Dr. Albert Wunsch ist Diplom-Sozialpädagoge, Kunst- und Werklehrer, Diplom-Pädagoge, Psychologe und promovierter Erziehungswissenschaftler. Er arbeitet in eigener Praxis als Paar-, Erziehungs- und Konfliktberater sowie als Supervisor und Coach. Außerdem ist er in verschiedenen Feldern der Jugendhilfe und Erwachsenenbildung sowie kirchlich-sozialen Initiativen ehrenamtlich engagiert.

Herr Dr. Wunsch, im Rahmen ihrer breiten Hochschul-Lehrtätigkeit stoßen sie sicher auch häufig auf das Thema Respekt. Viele ältere Menschen sehnen die „gute, alte Zeit“ herbei, in der Respekt noch groß geschrieben wurde. War früher wirklich alles besser?

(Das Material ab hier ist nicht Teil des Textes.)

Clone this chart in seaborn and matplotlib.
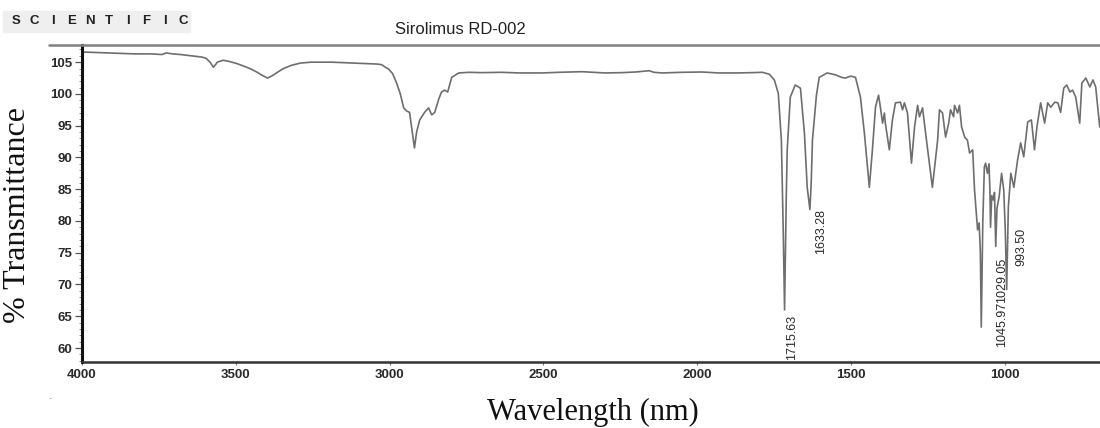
import matplotlib
matplotlib.use("Agg")
import matplotlib.pyplot as plt
from matplotlib.lines import Line2D
from matplotlib.patches import Rectangle
import seaborn as sns
import pandas as pd

# IR spectrum of the sample: wavenumber (cm-1, axis titled as printed) vs % transmittance
wavenumber = [
    4000, 3940, 3873, 3830, 3775, 3740, 3726, 3705, 3680, 3645, 3610, 3596, 3582, 3573, 3566,
    3560, 3541, 3520, 3498, 3470, 3450, 3430, 3417, 3397, 3380, 3368, 3345, 3319, 3290, 3254,
    3189, 3140, 3091, 3040, 3026, 3003, 2990, 2977, 2965, 2954, 2944, 2935, 2926, 2919, 2912,
    2902, 2886, 2873, 2863, 2853, 2840, 2831, 2821, 2811, 2798, 2775, 2743, 2700, 2635, 2580,
    2505, 2450, 2375, 2300, 2244, 2200, 2156, 2140, 2114, 2050, 1984, 1930, 1870, 1820, 1788,
    1765, 1749, 1736, 1726, 1720, 1715.63, 1710, 1707, 1697, 1681, 1664, 1651, 1642, 1633.28,
    1629, 1625, 1612, 1603, 1577, 1550, 1530, 1518, 1500, 1485, 1469, 1456, 1440, 1430, 1420,
    1410, 1404, 1397, 1391, 1388, 1375, 1365, 1355, 1339, 1332, 1326, 1316, 1303, 1293, 1283,
    1277, 1267, 1257, 1235, 1218, 1212, 1202, 1192, 1182, 1176, 1166, 1163, 1153, 1147, 1140,
    1130, 1121, 1114, 1104, 1098, 1088, 1083, 1079, 1076, 1071, 1066, 1062, 1056, 1051, 1048,
    1045.97, 1042, 1037, 1033, 1029.05, 1025, 1018, 1010, 1003, 998, 993.50, 988, 980, 970,
    958, 948, 938, 925, 913, 903, 895, 883, 870, 860, 850, 837, 827, 818, 808, 798, 788, 779,
    769, 756, 749, 736, 723, 713, 704, 691, 687,
]
transmittance = [
    106.6, 106.5, 106.4, 106.3, 106.3, 106.2, 106.45, 106.3, 106.2, 106.0, 105.8, 105.6, 104.9, 104.2, 104.6,
    105.0, 105.3, 105.1, 104.8, 104.3, 103.9, 103.4, 103.0, 102.5, 102.9, 103.3, 104.0, 104.5, 104.85, 105.0,
    105.0, 104.9, 104.8, 104.7, 104.6, 103.9, 103.2, 101.7, 100.0, 97.8, 97.3, 97.1, 94.0, 91.5, 94.0,
    95.9, 97.1, 97.8, 96.7, 97.1, 99.2, 100.3, 100.6, 100.3, 102.6, 103.3, 103.4, 103.35, 103.4, 103.3,
    103.3, 103.4, 103.5, 103.3, 103.35, 103.45, 103.65, 103.4, 103.3, 103.4, 103.45, 103.3, 103.3, 103.35, 103.4,
    103.1, 102.2, 100.1, 92.7, 78.6, 66.0, 84.0, 91.2, 99.5, 101.4, 100.9, 93.8, 85.3, 81.8,
    86.0, 92.7, 99.8, 102.6, 103.3, 103.0, 102.6, 102.5, 102.8, 102.6, 99.5, 93.8, 85.3, 91.2, 97.9,
    99.8, 97.9, 95.4, 97.0, 95.4, 91.2, 95.9, 98.6, 98.7, 97.5, 98.6, 97.0, 89.1, 94.8, 98.2,
    96.4, 97.8, 93.8, 85.3, 92.7, 97.5, 97.0, 93.2, 95.4, 97.5, 96.4, 98.2, 97.0, 98.2, 94.8,
    93.2, 92.7, 90.7, 91.2, 84.9, 78.6, 79.7, 75.0, 63.3, 80.0, 88.5, 89.1, 87.5, 89.0, 85.0,
    79.0, 84.0, 83.3, 84.5, 76.0, 82.0, 83.8, 87.5, 84.9, 78.6, 69.2, 82.2, 87.5, 85.3,
    89.6, 92.3, 90.1, 95.6, 95.9, 91.2, 94.8, 98.6, 95.4, 98.6, 97.9, 98.7, 98.6, 97.1, 100.9, 101.4, 100.3, 100.6,
    99.5, 95.4, 101.7, 102.5, 101.1, 102.2, 101.1, 94.8, 96.4,
]

# Labelled absorption peaks
peak_wn = [1715.63, 1633.28, 1045.97, 1029.05, 993.50]
peak_T = [66.0, 81.8, 79.0, 76.0, 69.2]
# label placement relative to each peak, in pixels (dx, dy)
peak_offsets = [(7, -5), (11, 1), (12, -74), (6, -11), (15, 62)]

x_ticks = [4000, 3500, 3000, 2500, 2000, 1500, 1000]
y_ticks = [60, 65, 70, 75, 80, 85, 90, 95, 100, 105]

df = pd.DataFrame({"wavenumber": wavenumber, "transmittance": transmittance})

sns.set_theme(style="ticks")
plt.rcParams["font.family"] = ["Liberation Sans", "DejaVu Sans"]

W, H = 1100, 428
fig = plt.figure(figsize=(W / 100, H / 100), dpi=100)
ax = fig.add_axes([82 / W, 1 - 362 / H, 1 - 82 / W, (362 - 45) / H])

line_col = "#6e6e6e"
sns.lineplot(data=df, x="wavenumber", y="transmittance", sort=False, estimator=None,
             color=line_col, linewidth=1.2, ax=ax)

ax.set_xlim(4000, 690)
ax.set_ylim(57.8, 107.7)
ax.set_xticks(x_ticks)
ax.set_xticklabels([str(t) for t in x_ticks])
ax.set_yticks(y_ticks)
ax.set_yticklabels([str(t) for t in y_ticks])
ax.set_yticks(range(58, 108), minor=True)
ax.set_xlabel("")
ax.set_ylabel("")

for lbl in ax.get_xticklabels() + ax.get_yticklabels():
    lbl.set_fontweight("bold")
    lbl.set_fontsize(9.5)
    lbl.set_color("#2a2a2a")

ax.tick_params(axis="y", which="major", length=5, width=0.9, color="#555", pad=2)
ax.tick_params(axis="y", which="minor", length=2.5, width=0.6, color="#777")
ax.tick_params(axis="x", which="major", length=2, width=0.8, color="#777", pad=3)

for side in ("top", "right"):
    ax.spines[side].set_visible(False)
ax.spines["left"].set_linewidth(2.2)
ax.spines["left"].set_color("#111")
ax.spines["bottom"].set_linewidth(1.8)
ax.spines["bottom"].set_color("#333")

# peak labels
for wn, t, (dx, dy) in zip(peak_wn, peak_T, peak_offsets):
    ax.annotate(f"{wn:.2f}", xy=(wn, t), xytext=(dx, dy), textcoords="offset pixels",
                rotation=90, ha="center", va="top", fontsize=9, color="#2a2a2a")

# header rule across the top
fig.add_artist(Line2D([49 / W, 1.0], [1 - 45 / H] * 2, color="#808080", linewidth=1.8))

# brand block
fig.add_artist(Rectangle((3 / W, 1 - 32 / H), 187 / W, 21 / H, color="#efefef", zorder=0))
for i, ch in enumerate("SCIENTIFIC"):
    fig.text((16 + i * 18.6) / W, 1 - 21 / H, ch, ha="center", va="center",
             fontsize=9.5, fontweight="bold", color="#222")

fig.text(460 / W, 1 - 30 / H, "Sirolimus RD-002", ha="center", va="center",
         fontsize=12, color="#222")

fig.text(50 / W, 1 - 398 / H, "-", ha="center", va="center", fontsize=7, color="#aaa")

fig.text(593 / W, 1 - 412 / H, "Wavelength (nm)", ha="center", va="center",
         fontsize=22, family=["Liberation Serif", "DejaVu Serif"], color="#111")
fig.text(18 / W, 1 - 215 / H, "% Transmittance", ha="center", va="center", rotation=90,
         fontsize=23, family=["Liberation Serif", "DejaVu Serif"], color="#111")

fig.savefig("out.png", dpi=100, facecolor="white")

Dr. Wunsch: Vor circa 70 Jahren setzte es noch den Rohrstock, wenn man nicht folgsam war. Damit verschafften sich die Lehrkräfte keinen echten Respekt, sondern sie verbreiteten Furcht. Allerdings hatten die Menschen damals mehr Respekt vor Lehrern, dem Polizisten, den Eltern, generell den Erwachsenen. Und es gab auch noch einen breiten Konsens grundlegender Anstands-Regeln.

Wann hat sich dies geändert?

Sehr stark durch die 68er-Studenten-Revolte, welche beispielsweise mit Rufen: „Unter den Talaren – Muff von 1000 Jahren“ in die Öffentlichkeit drangen. In der Folgezeit wurden staatliche Institutionen attackiert oder lächerlich gemacht. Das hat eine breite Respektlosigkeit ausgelöst. So wurden auch Höflichkeitsregeln oder andere wichtige, das soziale Miteinander fördernde Verhaltensweisen über Bord geworfen. „Respektiere nur dich selbst“ wurde zum Leitmotiv eines sich stark ausbreitenden Individualismus.

Der Respekt vor staatlichen Institutionen geriet „außer

Mode“?

So ist es! Der Staat wurde nur dann akzeptiert und genutzt, wenn es um das Durchsetzen eigener Vorteile ging – zum Beispiel das Recht auf freie Meinungsäußerung, den Anspruch auf Sozialleistungen oder einen Pflichtverteidiger.

Wie zeigte sich der mangelnde Respekt konkret?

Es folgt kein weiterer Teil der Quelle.